Letter to the editor
March 30, 2008
Dear Editor:
Yesterday, I was privy to the most bizarre scene of misplaced outrage and assumption since the last time the Church of Kent demonstrated. A prefrosh’s mom stomped into the MCLS office, after her tour passed, while I was waiting to speak with a prof, and she slammed a copy of this semester’s Fusion on the desk and asked ‘So, your school promotes pornography?!’ And as she turned and stormed off, I corrected her by saying it wasn’t pornography, even calling her ma’am.
Now, I respect the Fusion staff for remaining provocative in tastefully showing a male form not unlike my own. I admire their articles and have been proud to say that I’ve known — at the very least — one or two members of staff or interviewees for this groundbreaking periodical. I even have the first issue somewhere.

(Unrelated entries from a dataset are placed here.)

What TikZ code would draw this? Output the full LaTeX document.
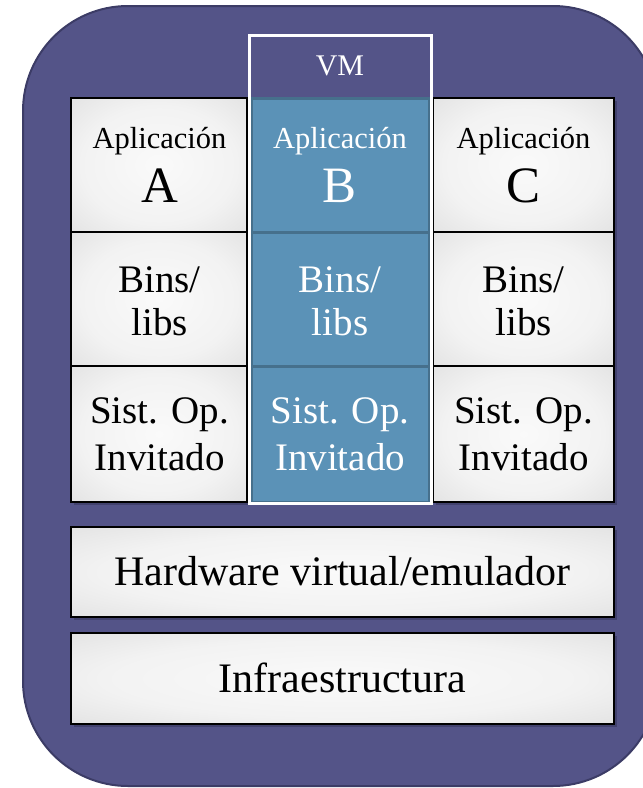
\documentclass[tikz,border=0pt]{standalone}
\usepackage{fontspec}
\setmainfont{Liberation Serif}
\usetikzlibrary{shadows}
\definecolor{bgpurple}{RGB}{84,84,136}
\definecolor{bgedge}{RGB}{60,60,102}
\definecolor{shadowc}{RGB}{66,66,110}
\definecolor{vmblue}{RGB}{91,146,183}
\definecolor{vmline}{RGB}{70,112,140}
\pgfdeclareradialshading{boxshade}{\pgfpoint{0bp}{0bp}}{rgb(0bp)=(0.98,0.98,0.98); rgb(22bp)=(0.95,0.95,0.95); rgb(50bp)=(0.83,0.83,0.83); rgb(72bp)=(0.77,0.77,0.77)}
\tikzset{
  graybox/.style={draw=black, line width=1.5pt, shading=boxshade, inner sep=0pt, outer sep=0pt,
    drop shadow={shadow xshift=3pt, shadow yshift=-3pt, fill=shadowc, opacity=1}},
  bluebox/.style={draw=vmline, line width=3pt, fill=vmblue, inner sep=0pt, outer sep=0pt},
  vmframe/.style={draw=white, line width=3pt, inner sep=0pt, outer sep=0pt},
  txt/.style={anchor=base, inner sep=0pt, outer sep=0pt},
  tsmall/.style={txt, font=\fontsize{30.5}{34}\selectfont},
  tbig/.style={txt, font=\fontsize{51}{58}\selectfont},
  tmid/.style={txt, font=\fontsize{39}{45}\selectfont},
  tlarge/.style={txt, font=\fontsize{42}{48}\selectfont},
  tvm/.style={txt, font=\fontsize{30}{34}\selectfont, text=white},
}
\begin{document}
\begin{tikzpicture}[x=1pt,y=-1pt]
\clip (0,0) rectangle (643,788);
\useasboundingbox (0,0) rectangle (643,788);
% host background
\draw[fill=bgpurple, draw=bgedge, line width=2pt, rounded corners=105pt] (23,6) rectangle (658,786);
% column A
\node[graybox, minimum width=176pt, minimum height=134pt] (a1) at (159,165) {};
\node[graybox, minimum width=176pt, minimum height=134pt] (a2) at (159,299) {};
\node[graybox, minimum width=176pt, minimum height=136pt] (a3) at (159,434) {};
% column C
\node[graybox, minimum width=181pt, minimum height=134pt] (c1) at (523.5,165) {};
\node[graybox, minimum width=181pt, minimum height=134pt] (c2) at (523.5,299) {};
\node[graybox, minimum width=181pt, minimum height=136pt] (c3) at (523.5,434) {};
% bottom layers
\node[graybox, minimum width=543pt, minimum height=90pt] (hw) at (342.5,572) {};
\node[graybox, minimum width=543pt, minimum height=91pt] (infra) at (342.5,678.5) {};
% VM column
\node[bluebox, minimum width=178pt, minimum height=134pt] (b1) at (340,165) {};
\node[bluebox, minimum width=178pt, minimum height=134pt] (b2) at (340,299) {};
\node[bluebox, minimum width=178pt, minimum height=136pt] (b3) at (340,434) {};
\node[vmframe, minimum width=182pt, minimum height=468pt] (vm) at (340,269) {};
% texts
\node[tvm] (tvm) at (340,75) {VM};
\node[tsmall] (ta1) at (159.5,148) {Aplicación};
\node[tbig] (ta2) at (159.5,202) {A};
\node[tsmall, text=white] (tb1) at (340,148) {Aplicación};
\node[tbig, text=white] (tb2) at (340,202) {B};
\node[tsmall] (tc1) at (523.5,148) {Aplicación};
\node[tbig] (tc2) at (523.5,202) {C};
\node[tmid] (la1) at (159.5,292) {Bins/};
\node[tmid] (la2) at (159.5,335) {libs};
\node[tmid, text=white] (lb1) at (340,292) {Bins/};
\node[tmid, text=white] (lb2) at (340,335) {libs};
\node[tmid] (lc1) at (523.5,292) {Bins/};
\node[tmid] (lc2) at (523.5,335) {libs};
\node[tmid] (sa1) at (159.5,423) {Sist. Op.};
\node[tmid] (sa2) at (159.5,470) {Invitado};
\node[tmid, text=white] (sb1) at (340,423) {Sist. Op.};
\node[tmid, text=white] (sb2) at (340,470) {Invitado};
\node[tmid] (sc1) at (523.5,423) {Sist. Op.};
\node[tmid] (sc2) at (523.5,470) {Invitado};
\node[tlarge] (thw) at (342.5,585) {Hardware virtual/emulador};
\node[tlarge] (tinfra) at (342.5,692) {Infraestructura};
\end{tikzpicture}
\end{document}
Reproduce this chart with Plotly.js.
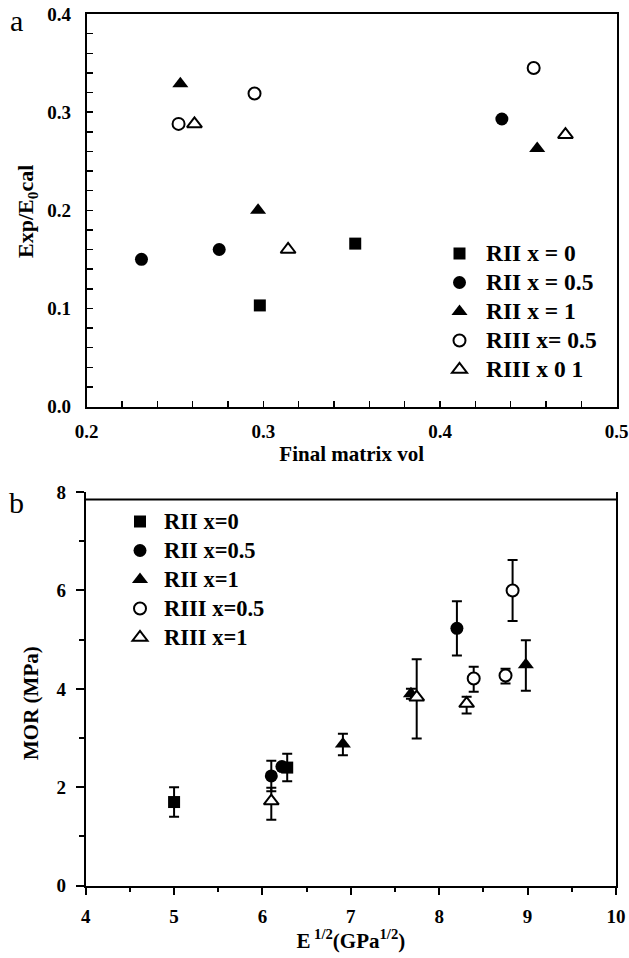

The fact is that JMC’s student publications have always been a little edgy, and often misquoting of people they interview, but they never go into the realm of smut or bad taste. The last thing this university needs, considering our fabulous history during the last century, is some middle-aged mom telling the other parents in the PTA back in wherever that our school hands out free porn mags. Frankly, I read this year’s Fusion cover to cover and thought that a lot of it was really insightful and interesting.
These days, all a person needs to access pornography is the Internet or some premium cable stations. Heck, they sell adult magazines at convenience stores and XXX videos at Family Video. Frankly, there’s nothing that this university does at all to promote anything sexually promiscuous or discriminatory. We fire female security guards for making out at a private party when they’re off duty. We get rid of guys who scream lewd remarks in the plaza to our students. The most provocative title I’ve even seen at the campus bookstore was a book called “How to Make Love to a Woman” and the author talks more about attitudes between healthy, happy, communicative couples, many of them married, rather than promoting looser sexual morality. In fact, it even promotes a healthier attitude toward women and the reader himself, deeply set in respect for people, regardless of their sex.
But it was easy to tell that this lady had no class, even before she stormed away without regard for someone speaking to her, because of to whom she was taking this. All things considered, the secretary for a college department is hardly going to be able to do anything about a naked man on a student publication run by a department in a different school of a different college of the university. I felt sorry for all involved, because this mother was clearly looking for something to say the school was too liberal and we’d somehow corrupt her kid; but moreso for our department’s secretary, as she doesn’t get paid to handle such bizarrely and maliciously ignorant people (except for students).
I realize that KSU is reputed as the party school of Northeast Ohio, but what does that really mean? It means that people come to the area to party in the bars and at some residences/frats. It doesn’t mean that within a week of being here, your daughter is going to be on a “Girls Gone Wild” commercial.
To put it simply, for those parents who send their kids here and come here to take tours and spot problems, wait until my book comes out, and until then, remember that since your kid is going to be away from here for a while, they’re going to do stupid stuff that may or may not get them in trouble, and they’re going to forget who they were in high school, because they can live it up a little; but they make these decisions for themselves, and they choose with whom to hang out. It doesn’t matter if they keep a clean, ordered, anal-retentive life or are at the bars every Thursday night and blazing up every Monday, because they are your kids, and they make decisions based on how you raised them.
I’ve never binged. I’ve never bar-hopped. I’ve never drank irresponsibly, or slept with someone I didn’t know; but I’ve had great times, and the best way to live clean and have fun, is to stay away from the morality patrols (Dive, Late Night, ‘Gators), and stay away from the out-of-controls. My family and friends know what goes on in my life, but I have privacy.
If your kid takes away anything from college, it should be this: Always be as nice as you can to any secretary of any department anywhere, because anything you want to know, any help you need, and anything you need to do, will have to go through them, and they are the phenomenal dynamos that make it all possible. The sooner that visiting parents and students learn that secretaries are the most awesome force in our sphere, the better they understand that complaining to them about naked men is just dumb. If a hairy guy with a little chub on him is what you consider pornographic, and that’s all it takes to get you going — call me.